Freedman wears a T-shirt under his suit coat that says, "I Stand with the Duwamish." The cause has been taken up recently by social justice warriors across the city. Much of this is galvanized through a project called Real Rent. It's an effort to facilitate people to voluntarily pay reparations to the tribe directly.
Rosie Wilson-Briggs helped to start Real Rent in 2016. She says there is no need to wait for the federal government to take action when people can take up the issue themselves. "Oh, you live and work here now in Seattle currently?" says Wilson-Briggs. "You should be giving money to the Duwamish."
Wilson-Briggs says the project has taken on a life of its own since they started it a few years ago. More than 20,000 people are now giving monthly.

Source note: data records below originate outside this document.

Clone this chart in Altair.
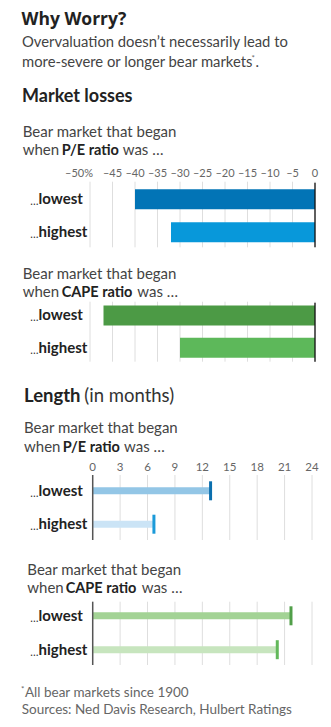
import altair as alt
import pandas as pd

# ---------------- data ----------------
cats = ["lowest", "highest"]
loss_pe = [-40, -32]
loss_cape = [-47, -30]
len_pe = [12.9, 6.7]
len_cape = [21.7, 20.2]

loss_grid = [-50, -45, -40, -35, -30, -25, -20, -15, -10, -5, 0]
loss_ticks = [-45, -40, -35, -30, -25, -20, -15, -10, -5, 0]
loss_tick_labels = ["–45", "–40", "–35", "–30", "–25", "–20", "–15", "–10", "–5", "0"]
loss_first_tick = [-50]
loss_first_label = ["–50%"]
len_ticks = [0, 3, 6, 9, 12, 15, 18, 21, 24]
len_tick_labels = ["0", "3", "6", "9", "12", "15", "18", "21", "24"]

FONT = "Lato"
TFONT = "Lato"
TSIZE = 11
GRID = "#dedede"
TICKC = "#666"


def yscale(c0, c1):
    step = c1 - c0
    return alt.Scale(domain=cats, range=[c0 - step / 2, c1 + step / 2],
                     paddingInner=0, paddingOuter=0)


def cat_labels(df, ys):
    words = alt.Chart(df).mark_text(font=FONT, fontSize=15, fontWeight="bold", color="#222",
                                    align="left", baseline="middle").encode(
        x=alt.value(38.5), y=alt.Y("cat:N", scale=ys, axis=None, sort=cats), text="cat:N")
    dots = alt.Chart(df).mark_text(font=FONT, fontSize=11, color="#333", text="…",
                                   align="right", baseline="middle", dy=3).encode(
        x=alt.value(38.5), y=alt.Y("cat:N", scale=ys, axis=None, sort=cats))
    return [words, dots]


def loss_panel(vals, colors, c0, c1, gtop, gbot, labels_y=None):
    df = pd.DataFrame({"cat": cats, "value": vals})
    xs = alt.Scale(domain=[-50, 0], range=[90, 315], nice=False, zero=False)
    ys = yscale(c0, c1)
    layers = []
    layers.append(
        alt.Chart(pd.DataFrame({"t": loss_grid})).mark_rule(color=GRID, strokeWidth=1).encode(
            x=alt.X("t:Q", scale=xs, axis=None), y=alt.value(gtop), y2=alt.value(gbot)))
    layers.append(
        alt.Chart(df).mark_bar(size=20).encode(
            x=alt.X("value:Q", scale=xs, axis=None), x2=alt.datum(0),
            y=alt.Y("cat:N", scale=ys, axis=None, sort=cats),
            color=alt.Color("cat:N", scale=alt.Scale(domain=cats, range=colors), legend=None)))
    layers.append(
        alt.Chart(pd.DataFrame({"z": [0]})).mark_rule(color="#111", strokeWidth=1.3).encode(
            x=alt.X("z:Q", scale=xs, axis=None), y=alt.value(gtop + 1), y2=alt.value(gbot)))
    layers += cat_labels(df, ys)
    if labels_y is not None:
        layers.append(
            alt.Chart(pd.DataFrame({"t": loss_ticks, "lab": loss_tick_labels})).mark_text(
                font=TFONT, fontSize=TSIZE, color=TICKC, align="center", baseline="alphabetic").encode(
                x=alt.X("t:Q", scale=xs, axis=None), y=alt.value(labels_y), text="lab:N"))
        layers.append(
            alt.Chart(pd.DataFrame({"t": loss_first_tick, "lab": loss_first_label})).mark_text(
                font=TFONT, fontSize=TSIZE, color=TICKC, align="right", baseline="alphabetic", dx=3).encode(
                x=alt.X("t:Q", scale=xs, axis=None), y=alt.value(labels_y), text="lab:N"))
    return alt.layer(*layers)


def len_panel(vals, bar_colors, tick_colors, c0, c1, gtop, gbot, labels_y=None):
    df = pd.DataFrame({"cat": cats, "value": vals})
    xs = alt.Scale(domain=[0, 24], range=[92.7, 312], nice=False)
    ys = yscale(c0, c1)
    layers = []
    layers.append(
        alt.Chart(pd.DataFrame({"t": len_ticks})).mark_rule(color=GRID, strokeWidth=1).encode(
            x=alt.X("t:Q", scale=xs, axis=None), y=alt.value(gtop), y2=alt.value(gbot)))
    layers.append(
        alt.Chart(df).mark_bar(size=7).encode(
            x=alt.X("value:Q", scale=xs, axis=None), x2=alt.datum(0),
            y=alt.Y("cat:N", scale=ys, axis=None, sort=cats),
            color=alt.Color("cat:N", scale=alt.Scale(domain=cats, range=bar_colors), legend=None)))
    layers.append(
        alt.Chart(df).mark_tick(size=19, thickness=3, opacity=1).encode(
            x=alt.X("value:Q", scale=xs, axis=None),
            y=alt.Y("cat:N", scale=ys, axis=None, sort=cats),
            color=alt.Color("cat:N", scale=alt.Scale(domain=cats, range=tick_colors), legend=None)))
    layers.append(
        alt.Chart(pd.DataFrame({"z": [0]})).mark_rule(color="#555", strokeWidth=1.5).encode(
            x=alt.X("z:Q", scale=xs, axis=None), y=alt.value(gtop), y2=alt.value(gbot)))
    layers += cat_labels(df, ys)
    if labels_y is not None:
        layers.append(
            alt.Chart(pd.DataFrame({"t": len_ticks, "lab": len_tick_labels})).mark_text(
                font=TFONT, fontSize=TSIZE + 0.5, color=TICKC, align="center", baseline="alphabetic").encode(
                x=alt.X("t:Q", scale=xs, axis=None), y=alt.value(labels_y), text="lab:N"))
    return alt.layer(*layers).resolve_scale(color="independent")


def txt(s, x, y, size=15, weight="normal", color="#444", font=FONT):
    return alt.Chart(pd.DataFrame({"s": [s]})).mark_text(
        font=font, fontSize=size, fontWeight=weight, color=color,
        align="left", baseline="alphabetic").encode(
        x=alt.value(x), y=alt.value(y), text="s:N")


texts = [
    txt("Why Worry?", 21.5, 25, 17.5, "bold", "#222", "Open Sans"),
    txt("Overvaluation doesn’t necessarily lead to", 22, 46.7, 14.8),
    txt("more-severe or longer bear markets", 22, 66.7, 14.8),
    txt("*", 251.5, 61, 8, "normal", "#666"),
    txt(".", 255.5, 66.7, 14.8),
    txt("Market losses", 22, 101.7, 18, "bold", "#222"),
    # losses P/E
    txt("Bear market that began", 22.7, 136.7),
    txt("when", 22.7, 155),
    txt("P/E ratio", 61.7, 155, 14.5, "bold", "#222"),
    txt("was …", 122.7, 155),
    # losses CAPE
    txt("Bear market that began", 22.7, 279.3),
    txt("when", 22.7, 296.7),
    txt("CAPE ratio", 61.7, 296.7, 14.5, "bold", "#222"),
    txt("was …", 137.3, 296.7),
    # length
    txt("Length", 24, 401.7, 18.5, "bold", "#222"),
    txt("(in months)", 84.3, 401.7, 18.5, "normal", "#333"),
    txt("Bear market that began", 24, 433),
    txt("when", 24, 451.7),
    txt("P/E ratio", 62.7, 451.7, 14.5, "bold", "#222"),
    txt("was …", 124, 451.7),
    txt("Bear market that began", 27.3, 575),
    txt("when", 27.3, 593.3),
    txt("CAPE ratio", 65.7, 593.3, 14.5, "bold", "#222"),
    txt("was …", 141.7, 593.3),
    # footnote
    txt("*", 21, 692, 8, "normal", "#666"),
    txt("All bear markets since 1900", 25, 696.7, 13.5, "normal", "#666"),
    txt("Sources: Ned Davis Research, Hulbert Ratings", 21.7, 714, 13.5, "normal", "#666"),
]

panels = [
    loss_panel(loss_pe, ["#0274b6", "#0898da"], 199.3, 232.2, 181.7, 247.3, labels_y=177.3),
    loss_panel(loss_cape, ["#4c9a45", "#5db85a"], 315.4, 347.7, 301.7, 361.7),
    len_panel(len_pe, ["#93c6e6", "#cbe4f6"], ["#0b6fae", "#1a9ad9"], 490.8, 524.2, 475, 540, labels_y=470.5),
    len_panel(len_cape, ["#a3d395", "#c7e5be"], ["#519f49", "#62b85a"], 615.8, 649.7, 601.7, 665),
]

chart = alt.layer(*panels, *texts).resolve_scale(
    x="independent", y="independent", color="independent"
).properties(
    width=331, height=727, padding=0, autosize=alt.AutoSizeParams(type="none"),
    background="#ffffff",
).configure_view(stroke=None)

chart.save("out.html", embed_options={"renderer": "svg", "actions": False})
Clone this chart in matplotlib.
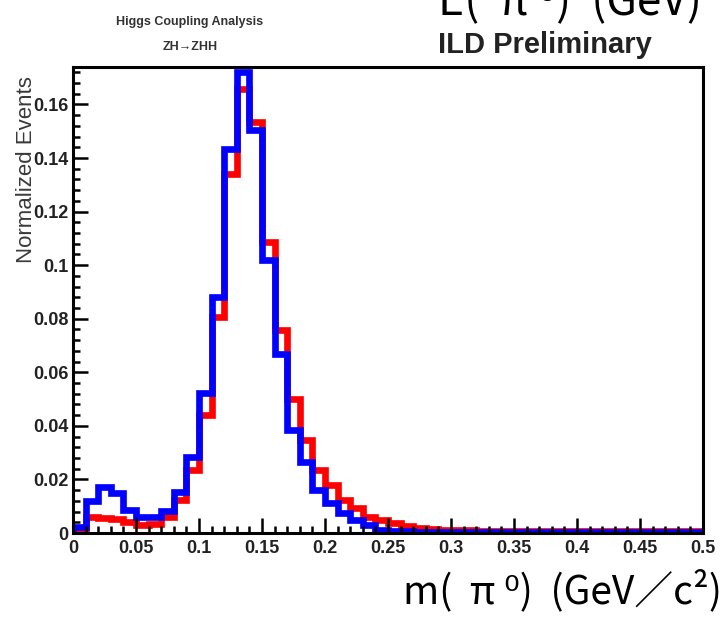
import matplotlib
matplotlib.use('Agg')
import matplotlib.pyplot as plt
from matplotlib.ticker import MultipleLocator
import numpy as np

# 50 bins of 0.01 GeV/c^2 from 0 to 0.5
bin_edges = np.linspace(0.0, 0.5, 51)

red_counts = [0.0012, 0.0060, 0.0057, 0.0053, 0.0042, 0.0030, 0.0035, 0.0060, 0.0123, 0.0235,
              0.0440, 0.0805, 0.1340, 0.1657, 0.1535, 0.1086, 0.0757, 0.0500, 0.0347, 0.0235,
              0.0179, 0.0123, 0.0092, 0.0060, 0.0049, 0.0036, 0.0026, 0.0020, 0.0016, 0.0013,
              0.0011, 0.0010, 0.0009, 0.0009, 0.0008, 0.0008, 0.0008, 0.0007, 0.0007, 0.0007,
              0.0007, 0.0006, 0.0006, 0.0006, 0.0006, 0.0006, 0.0006, 0.0006, 0.0006, 0.0006]

blue_counts = [0.0021, 0.0120, 0.0172, 0.0150, 0.0085, 0.0058, 0.0058, 0.0084, 0.0154, 0.0283,
               0.0521, 0.0882, 0.1435, 0.1722, 0.1504, 0.1019, 0.0670, 0.0384, 0.0266, 0.0160,
               0.0111, 0.0073, 0.0049, 0.0030, 0.0012, 0.0008, 0.0006, 0.0004, 0.0004, 0.0003,
               0.0003, 0.0003, 0.0002, 0.0002, 0.0002, 0.0002, 0.0002, 0.0002, 0.0002, 0.0002,
               0.0002, 0.0002, 0.0002, 0.0002, 0.0002, 0.0002, 0.0002, 0.0002, 0.0002, 0.0002]

x_ticks = [0, 0.05, 0.1, 0.15, 0.2, 0.25, 0.3, 0.35, 0.4, 0.45, 0.5]
x_tick_labels = ['0', '0.05', '0.1', '0.15', '0.2', '0.25', '0.3', '0.35', '0.4', '0.45', '0.5']
y_ticks = [0, 0.02, 0.04, 0.06, 0.08, 0.1, 0.12, 0.14, 0.16]
y_tick_labels = ['0', '0.02', '0.04', '0.06', '0.08', '0.1', '0.12', '0.14', '0.16']

fig = plt.figure(figsize=(7.26, 6.19), dpi=100)
ax = fig.add_axes([0.1006, 0.1389, 0.8677, 0.7529])

ax.stairs(red_counts, bin_edges, color='#ff0000', linewidth=4.8)
ax.stairs(blue_counts, bin_edges, color='#0000ff', linewidth=4.8)

ax.set_xlim(0, 0.5)
ax.set_ylim(0, 0.174)

ax.set_xticks(x_ticks)
ax.set_xticklabels(x_tick_labels)
ax.set_yticks(y_ticks)
ax.set_yticklabels(y_tick_labels)
ax.xaxis.set_minor_locator(MultipleLocator(0.01))
ax.yaxis.set_minor_locator(MultipleLocator(0.004))

ax.tick_params(which='both', direction='in', top=False, right=False, width=1.8, color='black')
ax.tick_params(which='major', length=11)
ax.tick_params(which='minor', length=5)
ax.tick_params(axis='x', pad=5)
ax.tick_params(axis='y', pad=3)
for lab in ax.get_xticklabels() + ax.get_yticklabels():
    lab.set_family('Liberation Sans')
    lab.set_fontweight('bold')
    lab.set_fontsize(13)
    lab.set_color('#222222')

for s in ax.spines.values():
    s.set_linewidth(2.2)

# header texts
fig.text(0.2617, 0.9645, 'Higgs Coupling Analysis', ha='center', va='center',
         family='Liberation Sans', fontweight='bold', fontsize=9, color='#333333')
fig.text(0.2617, 0.924, 'ZH\u2192ZHH', ha='center', va='center',
         family=['Liberation Sans', 'DejaVu Sans'], fontweight='bold', fontsize=9, color='#333333')
fig.text(0.7507, 0.927, 'ILD Preliminary', ha='center', va='center',
         family='Liberation Sans', fontweight='bold', fontsize=21, color='#222222')

# axis titles (the upper one belongs to the panel above and is cut by the edge)
cjk = ['Noto Sans CJK JP', 'DejaVu Sans']
fig.text(0.967, 1 - 15 / 619, 'E(  \u03c0 \u2070)  (GeV)', ha='right', va='baseline',
         family=cjk, fontsize=32, color='black')
fig.text(0.994, 0.026, 'm(  \u03c0 \u2070)  (GeV\uff0fc\u00b2)', ha='right', va='baseline',
         family=cjk, fontsize=28, color='black')
fig.text(0.036, 0.7254, 'Normalized Events', ha='center', va='center', rotation=90,
         family='Liberation Sans', fontsize=16, color='#3a3a3a')

fig.savefig('out.png', dpi=100)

The Duwamish say Real Rent has helped them keep the lights on in their organization's longhouse, which serves as a community gathering space and place for visitors to learn about the Tribe. "It's been a godsend," Workman says.
In the years since Real Rent started, the Tribe's federally reported annual income has gone from just over $100,000 to more than $1 million.
Still, this money is nowhere near the benefit some federally recognized tribes receive. The recently passed infrastructure bill alone provides more than $13 billion for tribal communities.
Attorney Bart Freedman is hopeful the Duwamish have reached a turning point through legal action they've taken with the federal government. He says federal recognition is still very possible. The recent public support the Duwamish have received has also helped elevate this conversation across the city and with leaders at all levels of government.
The Tribe says the fight for federal recognition is about far more than money. Fundamentally, it's about preserving their identity and laying a claim to the land of their ancestors. Ken Workman says he has a deep connection to this land. "This is what it means to be Duwamish," says Workman of the bay where he grew up with his brother. "That you're attached to this place. Imprinted on this beach." Workman says it's long past time for the federal government to acknowledge that fact as well.
The Bureau of Indian Affairs did not respond to interview requests for this story.
Neighboring tribes object to Duwamish federal recognition
Not everyone in the Native community agrees with the Duwamish interpretation of history. "It's a box to check that says I did my good deed for Indian people," says Donny Stevenson, vice-chairman of the Muckleshoot Tribal Council in Auburn, Washington. "The problem is it's based on a falsehood."
The Muckleshoot Indian Tribe has long enjoyed federal recognition. About 4,000 of its members live on the Tribe's reservation southeast of Seattle. The tribe and a number of others in the area argue the Duwamish don't have adequate historical evidence for federal recognition — and arguing as much is offensive to tribes like theirs.
While Duwamish members acknowledge the lack of solidarity from other tribes hurts, they say it's not surprising. "The continued hostility between tribes is just a natural thing," Workman says.